***** GIVEN MATERIAL
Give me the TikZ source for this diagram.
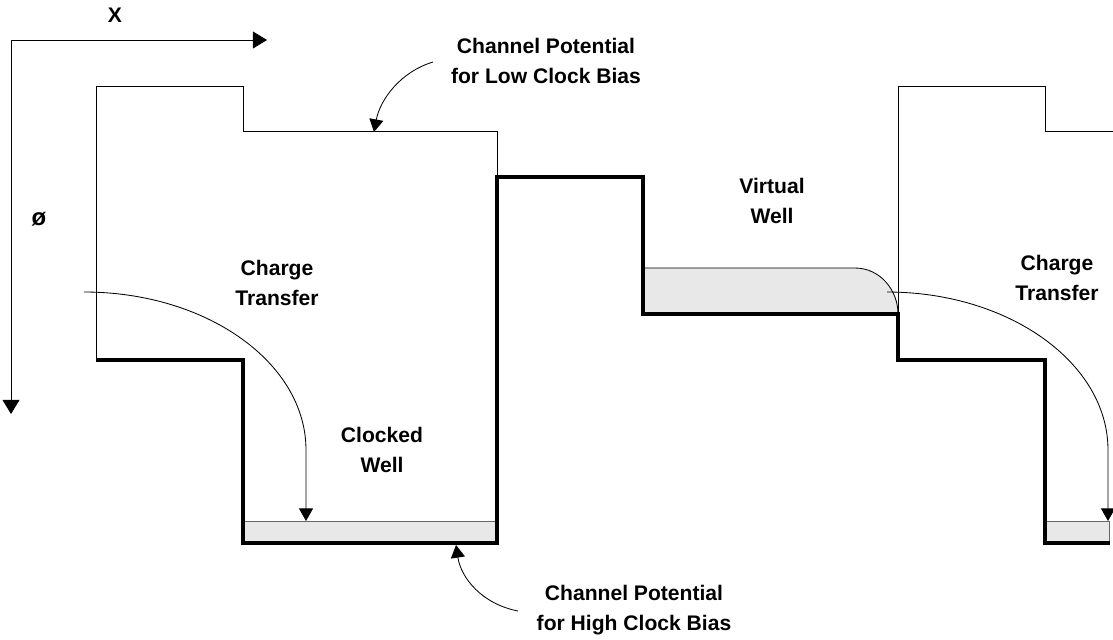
\documentclass[tikz,border=0pt]{standalone}
\usepackage{fontspec}
\setmainfont{Liberation Sans}
\usetikzlibrary{arrows.meta}
\definecolor{wellgray}{HTML}{E8E8E8}
\tikzset{
	thinpot/.style={line width=0.7pt},
	thickpot/.style={line width=2.2pt},
	wellfill/.style={fill=wellgray, draw=black!60, line width=0.6pt},
	flow/.style={line width=0.6pt, -{Triangle[length=9pt, width=10pt]}},
	lbl/.style={font=\fontsize{15}{21}\selectfont\bfseries, align=center, inner sep=0pt}
}
\begin{document}
\begin{tikzpicture}[x=0.025cm, y=-0.025cm]
	\useasboundingbox (0,0) rectangle (1113,639);
	%axes
	\coordinate (origin) at (11,40);
	\coordinate (xend) at (267,40);
	\coordinate (yend) at (11,414);
	\draw[line width=0.7pt, -{Triangle[length=10pt, width=12pt]}] (origin) -- (xend);	%x axis
	\draw[line width=0.7pt, -{Triangle[length=10pt, width=12pt]}] (origin) -- (yend);	%phi axis
	\node[lbl] (xlbl) at (115,15) {X};
	\node[lbl, font=\fontsize{17}{21}\selectfont\bfseries] (philbl) at (39,219) {ø};
	%wells (filled charge)
	\filldraw[wellfill] (243,543) rectangle (497,521);		%clocked well
	\filldraw[wellfill] (1045,543) rectangle (1109,521);		%right clocked well
	\fill[wellgray] (643,314) -- (643,268) -- (855,268) .. controls (880,268) and (898,290) .. (898,314) -- cycle;
	\draw[line width=0.6pt] (643,268) -- (855,268) .. controls (880,268) and (898,290) .. (898,314);	%virtual well
	%low clock bias
	\draw[thinpot] (96,360) -- (96,86) -- (243,86) -- (243,131) -- (497,131) -- (497,177);
	\draw[thinpot] (898,314) -- (898,86) -- (1045,86) -- (1045,131) -- (1113,131);
	%high clock bias
	\draw[thickpot] (96,360) -- (243,360) -- (243,543) -- (497,543) -- (497,177) -- (643,177)
		-- (643,314) -- (898,314) -- (898,360) -- (1045,360) -- (1045,543) -- (1110,543);
	%charge transfer
	\coordinate (ctlA) at (84,292);
	\coordinate (ctlB) at (306,521);
	\coordinate (ctrA) at (887,292);
	\coordinate (ctrB) at (1108,521);
	\draw[flow] (ctlA) .. controls (207,292) and (306,363) .. (306,450) -- (ctlB);
	\draw[flow] (ctrA) .. controls (1009,292) and (1108,363) .. (1108,450) -- (ctrB);
	%labels
	\node[lbl] (lowlbl) at (546,61) {Channel Potential\\for Low Clock Bias};
	\node[lbl] (highlbl) at (634,610) {Channel Potential\\for High Clock Bias};
	\node[lbl] (chargeL) at (277,283) {Charge\\Transfer};
	\node[lbl] (clocked) at (382,450) {Clocked\\Well};
	\node[lbl] (virtual) at (772,201) {Virtual\\Well};
	\node[lbl] (chargeR) at (1057,278) {Charge\\Transfer};
	\coordinate (lowA) at (433,62);
	\coordinate (lowB) at (374,132);
	\coordinate (highA) at (518,611);
	\coordinate (highB) at (456,545);
	\draw[flow] (lowA) .. controls (400,72) and (380,100) .. (lowB);
	\draw[flow] (highA) .. controls (482,604) and (461,578) .. (highB);
\end{tikzpicture}
\end{document}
**********
SET TASK:
Each line above is to be copied verbatim. Drop any image from the copy.

THE RESULT:
Give me the TikZ source for this diagram.
\documentclass[tikz,border=0pt]{standalone}
\usepackage{fontspec}
\setmainfont{Liberation Sans}
\usetikzlibrary{arrows.meta}
\definecolor{wellgray}{HTML}{E8E8E8}
\tikzset{
	thinpot/.style={line width=0.7pt},
	thickpot/.style={line width=2.2pt},
	wellfill/.style={fill=wellgray, draw=black!60, line width=0.6pt},
	flow/.style={line width=0.6pt, -{Triangle[length=9pt, width=10pt]}},
	lbl/.style={font=\fontsize{15}{21}\selectfont\bfseries, align=center, inner sep=0pt}
}
\begin{document}
\begin{tikzpicture}[x=0.025cm, y=-0.025cm]
	\useasboundingbox (0,0) rectangle (1113,639);
	%axes
	\coordinate (origin) at (11,40);
	\coordinate (xend) at (267,40);
	\coordinate (yend) at (11,414);
	\draw[line width=0.7pt, -{Triangle[length=10pt, width=12pt]}] (origin) -- (xend);	%x axis
	\draw[line width=0.7pt, -{Triangle[length=10pt, width=12pt]}] (origin) -- (yend);	%phi axis
	\node[lbl] (xlbl) at (115,15) {X};
	\node[lbl, font=\fontsize{17}{21}\selectfont\bfseries] (philbl) at (39,219) {ø};
	%wells (filled charge)
	\filldraw[wellfill] (243,543) rectangle (497,521);		%clocked well
	\filldraw[wellfill] (1045,543) rectangle (1109,521);		%right clocked well
	\fill[wellgray] (643,314) -- (643,268) -- (855,268) .. controls (880,268) and (898,290) .. (898,314) -- cycle;
	\draw[line width=0.6pt] (643,268) -- (855,268) .. controls (880,268) and (898,290) .. (898,314);	%virtual well
	%low clock bias
	\draw[thinpot] (96,360) -- (96,86) -- (243,86) -- (243,131) -- (497,131) -- (497,177);
	\draw[thinpot] (898,314) -- (898,86) -- (1045,86) -- (1045,131) -- (1113,131);
	%high clock bias
	\draw[thickpot] (96,360) -- (243,360) -- (243,543) -- (497,543) -- (497,177) -- (643,177)
		-- (643,314) -- (898,314) -- (898,360) -- (1045,360) -- (1045,543) -- (1110,543);
	%charge transfer
	\coordinate (ctlA) at (84,292);
	\coordinate (ctlB) at (306,521);
	\coordinate (ctrA) at (887,292);
	\coordinate (ctrB) at (1108,521);
	\draw[flow] (ctlA) .. controls (207,292) and (306,363) .. (306,450) -- (ctlB);
	\draw[flow] (ctrA) .. controls (1009,292) and (1108,363) .. (1108,450) -- (ctrB);
	%labels
	\node[lbl] (lowlbl) at (546,61) {Channel Potential\\for Low Clock Bias};
	\node[lbl] (highlbl) at (634,610) {Channel Potential\\for High Clock Bias};
	\node[lbl] (chargeL) at (277,283) {Charge\\Transfer};
	\node[lbl] (clocked) at (382,450) {Clocked\\Well};
	\node[lbl] (virtual) at (772,201) {Virtual\\Well};
	\node[lbl] (chargeR) at (1057,278) {Charge\\Transfer};
	\coordinate (lowA) at (433,62);
	\coordinate (lowB) at (374,132);
	\coordinate (highA) at (518,611);
	\coordinate (highB) at (456,545);
	\draw[flow] (lowA) .. controls (400,72) and (380,100) .. (lowB);
	\draw[flow] (highA) .. controls (482,604) and (461,578) .. (highB);
\end{tikzpicture}
\end{document}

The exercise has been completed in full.